-- begin Extracted records --

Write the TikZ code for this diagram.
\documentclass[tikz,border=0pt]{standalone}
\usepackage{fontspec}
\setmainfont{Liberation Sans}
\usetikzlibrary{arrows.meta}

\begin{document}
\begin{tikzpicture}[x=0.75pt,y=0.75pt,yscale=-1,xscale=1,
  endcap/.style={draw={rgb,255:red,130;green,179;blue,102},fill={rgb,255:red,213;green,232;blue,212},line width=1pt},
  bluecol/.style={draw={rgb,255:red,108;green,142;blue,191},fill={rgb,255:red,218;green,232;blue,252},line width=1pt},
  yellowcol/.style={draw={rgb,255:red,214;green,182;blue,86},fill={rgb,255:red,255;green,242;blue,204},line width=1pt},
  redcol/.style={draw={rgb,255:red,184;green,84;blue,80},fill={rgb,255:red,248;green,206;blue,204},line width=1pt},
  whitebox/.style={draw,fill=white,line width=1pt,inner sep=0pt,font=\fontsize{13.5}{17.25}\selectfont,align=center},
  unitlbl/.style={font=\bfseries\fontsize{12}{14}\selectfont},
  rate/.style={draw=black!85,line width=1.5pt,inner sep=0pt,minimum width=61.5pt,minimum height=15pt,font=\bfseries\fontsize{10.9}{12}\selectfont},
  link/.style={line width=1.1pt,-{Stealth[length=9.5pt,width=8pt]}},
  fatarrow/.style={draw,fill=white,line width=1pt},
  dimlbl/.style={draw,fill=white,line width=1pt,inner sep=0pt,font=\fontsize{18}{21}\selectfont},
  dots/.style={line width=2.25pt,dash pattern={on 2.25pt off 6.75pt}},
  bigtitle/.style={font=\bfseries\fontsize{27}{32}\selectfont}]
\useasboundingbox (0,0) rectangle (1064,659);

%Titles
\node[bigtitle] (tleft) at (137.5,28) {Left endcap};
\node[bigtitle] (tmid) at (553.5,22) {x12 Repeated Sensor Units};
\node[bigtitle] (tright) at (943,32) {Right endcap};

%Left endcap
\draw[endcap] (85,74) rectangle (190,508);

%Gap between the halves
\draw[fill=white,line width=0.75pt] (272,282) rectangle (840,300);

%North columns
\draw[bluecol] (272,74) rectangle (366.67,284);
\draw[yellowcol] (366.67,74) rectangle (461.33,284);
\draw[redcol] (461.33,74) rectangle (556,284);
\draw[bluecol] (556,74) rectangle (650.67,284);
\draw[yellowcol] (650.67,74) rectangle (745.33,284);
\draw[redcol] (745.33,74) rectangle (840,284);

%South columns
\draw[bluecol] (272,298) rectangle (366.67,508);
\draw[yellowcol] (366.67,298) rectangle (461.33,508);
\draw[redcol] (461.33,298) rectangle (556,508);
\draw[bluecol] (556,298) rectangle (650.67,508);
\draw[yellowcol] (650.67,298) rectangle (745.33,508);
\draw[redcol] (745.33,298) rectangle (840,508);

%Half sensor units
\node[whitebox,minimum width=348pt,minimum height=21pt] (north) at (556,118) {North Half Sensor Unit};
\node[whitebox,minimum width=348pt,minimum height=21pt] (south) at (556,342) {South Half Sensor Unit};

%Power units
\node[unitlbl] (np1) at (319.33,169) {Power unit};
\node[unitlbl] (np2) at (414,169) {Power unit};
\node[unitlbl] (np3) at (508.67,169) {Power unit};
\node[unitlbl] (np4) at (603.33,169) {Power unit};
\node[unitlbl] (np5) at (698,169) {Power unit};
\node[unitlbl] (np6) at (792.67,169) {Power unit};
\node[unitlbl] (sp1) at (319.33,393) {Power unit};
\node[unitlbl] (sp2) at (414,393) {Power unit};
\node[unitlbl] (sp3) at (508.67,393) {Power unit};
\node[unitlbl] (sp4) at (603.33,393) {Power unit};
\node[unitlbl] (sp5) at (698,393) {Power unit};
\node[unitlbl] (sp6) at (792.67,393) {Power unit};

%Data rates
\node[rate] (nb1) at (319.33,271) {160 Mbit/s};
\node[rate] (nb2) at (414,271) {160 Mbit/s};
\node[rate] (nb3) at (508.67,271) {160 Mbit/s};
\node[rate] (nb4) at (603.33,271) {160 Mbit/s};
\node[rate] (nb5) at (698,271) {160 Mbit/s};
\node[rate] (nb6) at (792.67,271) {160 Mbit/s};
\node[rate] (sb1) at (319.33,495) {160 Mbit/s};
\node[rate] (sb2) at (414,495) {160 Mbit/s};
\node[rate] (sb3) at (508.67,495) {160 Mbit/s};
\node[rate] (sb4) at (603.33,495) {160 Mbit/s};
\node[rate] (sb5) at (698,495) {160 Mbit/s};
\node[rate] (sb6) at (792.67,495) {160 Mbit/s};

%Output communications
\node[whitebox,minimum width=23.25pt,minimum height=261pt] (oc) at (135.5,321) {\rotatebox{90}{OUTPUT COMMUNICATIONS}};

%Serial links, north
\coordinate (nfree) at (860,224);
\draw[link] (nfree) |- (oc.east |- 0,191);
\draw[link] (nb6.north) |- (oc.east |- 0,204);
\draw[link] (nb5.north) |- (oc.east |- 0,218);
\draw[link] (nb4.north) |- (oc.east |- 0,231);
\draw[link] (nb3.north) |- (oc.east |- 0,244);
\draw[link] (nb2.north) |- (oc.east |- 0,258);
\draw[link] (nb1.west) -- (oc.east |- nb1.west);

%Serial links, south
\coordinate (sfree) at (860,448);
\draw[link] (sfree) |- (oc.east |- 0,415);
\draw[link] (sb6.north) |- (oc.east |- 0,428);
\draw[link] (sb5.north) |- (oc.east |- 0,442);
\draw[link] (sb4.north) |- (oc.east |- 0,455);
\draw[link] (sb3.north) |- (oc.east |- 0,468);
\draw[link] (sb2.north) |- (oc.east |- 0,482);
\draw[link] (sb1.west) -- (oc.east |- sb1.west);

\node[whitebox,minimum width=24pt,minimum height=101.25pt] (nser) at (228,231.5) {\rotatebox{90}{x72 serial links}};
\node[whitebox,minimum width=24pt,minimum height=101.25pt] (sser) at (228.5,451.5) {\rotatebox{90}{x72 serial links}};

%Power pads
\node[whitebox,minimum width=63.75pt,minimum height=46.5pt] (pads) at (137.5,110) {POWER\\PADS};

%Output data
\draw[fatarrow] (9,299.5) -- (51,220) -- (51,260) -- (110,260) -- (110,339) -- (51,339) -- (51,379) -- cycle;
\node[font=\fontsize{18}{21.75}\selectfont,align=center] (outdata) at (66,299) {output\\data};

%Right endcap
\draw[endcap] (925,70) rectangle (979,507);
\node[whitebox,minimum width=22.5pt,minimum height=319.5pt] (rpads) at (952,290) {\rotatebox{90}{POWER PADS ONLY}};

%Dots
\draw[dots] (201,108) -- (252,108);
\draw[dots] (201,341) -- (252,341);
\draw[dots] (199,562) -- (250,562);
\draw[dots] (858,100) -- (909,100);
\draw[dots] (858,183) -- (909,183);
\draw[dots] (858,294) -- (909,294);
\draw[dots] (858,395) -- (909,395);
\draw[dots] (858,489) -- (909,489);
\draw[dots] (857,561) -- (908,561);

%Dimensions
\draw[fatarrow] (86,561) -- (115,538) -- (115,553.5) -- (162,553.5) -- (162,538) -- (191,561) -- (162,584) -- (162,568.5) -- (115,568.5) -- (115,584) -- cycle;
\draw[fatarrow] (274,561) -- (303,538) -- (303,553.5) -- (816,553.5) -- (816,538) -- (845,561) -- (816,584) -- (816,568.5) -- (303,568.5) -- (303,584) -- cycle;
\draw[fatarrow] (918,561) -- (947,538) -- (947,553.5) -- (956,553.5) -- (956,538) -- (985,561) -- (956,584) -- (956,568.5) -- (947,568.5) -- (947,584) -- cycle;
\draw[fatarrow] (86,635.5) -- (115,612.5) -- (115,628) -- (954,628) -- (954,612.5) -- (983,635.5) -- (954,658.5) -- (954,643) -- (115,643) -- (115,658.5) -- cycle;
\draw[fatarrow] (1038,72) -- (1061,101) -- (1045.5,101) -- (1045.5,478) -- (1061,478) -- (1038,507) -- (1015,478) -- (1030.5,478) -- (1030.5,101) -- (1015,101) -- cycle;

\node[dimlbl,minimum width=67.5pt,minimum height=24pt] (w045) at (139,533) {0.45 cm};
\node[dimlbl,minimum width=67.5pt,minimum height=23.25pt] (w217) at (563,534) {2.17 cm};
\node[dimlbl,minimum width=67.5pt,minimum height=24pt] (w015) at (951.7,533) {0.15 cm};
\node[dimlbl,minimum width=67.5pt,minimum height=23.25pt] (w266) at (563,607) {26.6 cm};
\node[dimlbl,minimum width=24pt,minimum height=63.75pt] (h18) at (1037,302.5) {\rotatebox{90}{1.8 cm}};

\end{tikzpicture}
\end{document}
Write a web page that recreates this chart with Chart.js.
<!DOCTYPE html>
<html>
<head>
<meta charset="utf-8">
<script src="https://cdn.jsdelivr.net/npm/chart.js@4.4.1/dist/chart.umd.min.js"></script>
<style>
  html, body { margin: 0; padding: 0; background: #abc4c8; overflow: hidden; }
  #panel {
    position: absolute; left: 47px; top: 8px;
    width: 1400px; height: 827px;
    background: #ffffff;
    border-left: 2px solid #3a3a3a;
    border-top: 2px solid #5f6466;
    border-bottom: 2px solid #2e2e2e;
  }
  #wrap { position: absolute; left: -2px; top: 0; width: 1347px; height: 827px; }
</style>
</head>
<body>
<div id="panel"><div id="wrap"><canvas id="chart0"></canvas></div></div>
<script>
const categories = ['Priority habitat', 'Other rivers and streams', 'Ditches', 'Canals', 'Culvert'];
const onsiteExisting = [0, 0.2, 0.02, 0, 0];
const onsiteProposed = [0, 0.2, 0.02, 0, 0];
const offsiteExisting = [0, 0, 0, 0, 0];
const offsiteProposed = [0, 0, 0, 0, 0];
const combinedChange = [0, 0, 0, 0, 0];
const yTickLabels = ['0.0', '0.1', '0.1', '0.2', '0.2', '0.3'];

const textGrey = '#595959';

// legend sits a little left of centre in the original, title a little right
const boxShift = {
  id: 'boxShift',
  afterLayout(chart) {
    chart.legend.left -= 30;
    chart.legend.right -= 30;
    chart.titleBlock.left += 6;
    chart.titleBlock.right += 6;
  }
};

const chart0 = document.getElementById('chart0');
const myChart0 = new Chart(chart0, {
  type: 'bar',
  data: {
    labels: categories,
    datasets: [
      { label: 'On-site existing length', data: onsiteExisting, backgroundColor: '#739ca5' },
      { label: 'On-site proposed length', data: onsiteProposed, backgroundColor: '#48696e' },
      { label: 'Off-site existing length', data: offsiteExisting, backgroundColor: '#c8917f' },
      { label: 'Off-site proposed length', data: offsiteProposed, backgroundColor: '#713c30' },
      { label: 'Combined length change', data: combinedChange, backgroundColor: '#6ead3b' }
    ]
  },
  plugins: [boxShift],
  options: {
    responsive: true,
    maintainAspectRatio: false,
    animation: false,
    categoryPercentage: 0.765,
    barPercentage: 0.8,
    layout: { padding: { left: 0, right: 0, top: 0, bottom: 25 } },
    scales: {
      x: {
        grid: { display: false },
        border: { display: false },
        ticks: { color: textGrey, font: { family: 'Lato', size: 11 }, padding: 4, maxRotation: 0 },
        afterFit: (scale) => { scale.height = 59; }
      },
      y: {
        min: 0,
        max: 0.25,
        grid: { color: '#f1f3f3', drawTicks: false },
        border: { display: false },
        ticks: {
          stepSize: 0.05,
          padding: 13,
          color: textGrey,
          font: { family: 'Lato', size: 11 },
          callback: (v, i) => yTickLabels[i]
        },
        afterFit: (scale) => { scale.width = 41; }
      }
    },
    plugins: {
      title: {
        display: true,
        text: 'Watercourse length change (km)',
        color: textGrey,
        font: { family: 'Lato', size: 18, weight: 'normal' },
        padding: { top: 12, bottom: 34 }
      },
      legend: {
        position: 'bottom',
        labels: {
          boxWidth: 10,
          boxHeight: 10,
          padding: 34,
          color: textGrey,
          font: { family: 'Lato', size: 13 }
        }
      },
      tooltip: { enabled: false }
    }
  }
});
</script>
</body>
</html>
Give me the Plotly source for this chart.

-- end Extracted records --

Reply with one number only: how many lines of the listing hold "Write"?

## Answer for the task
2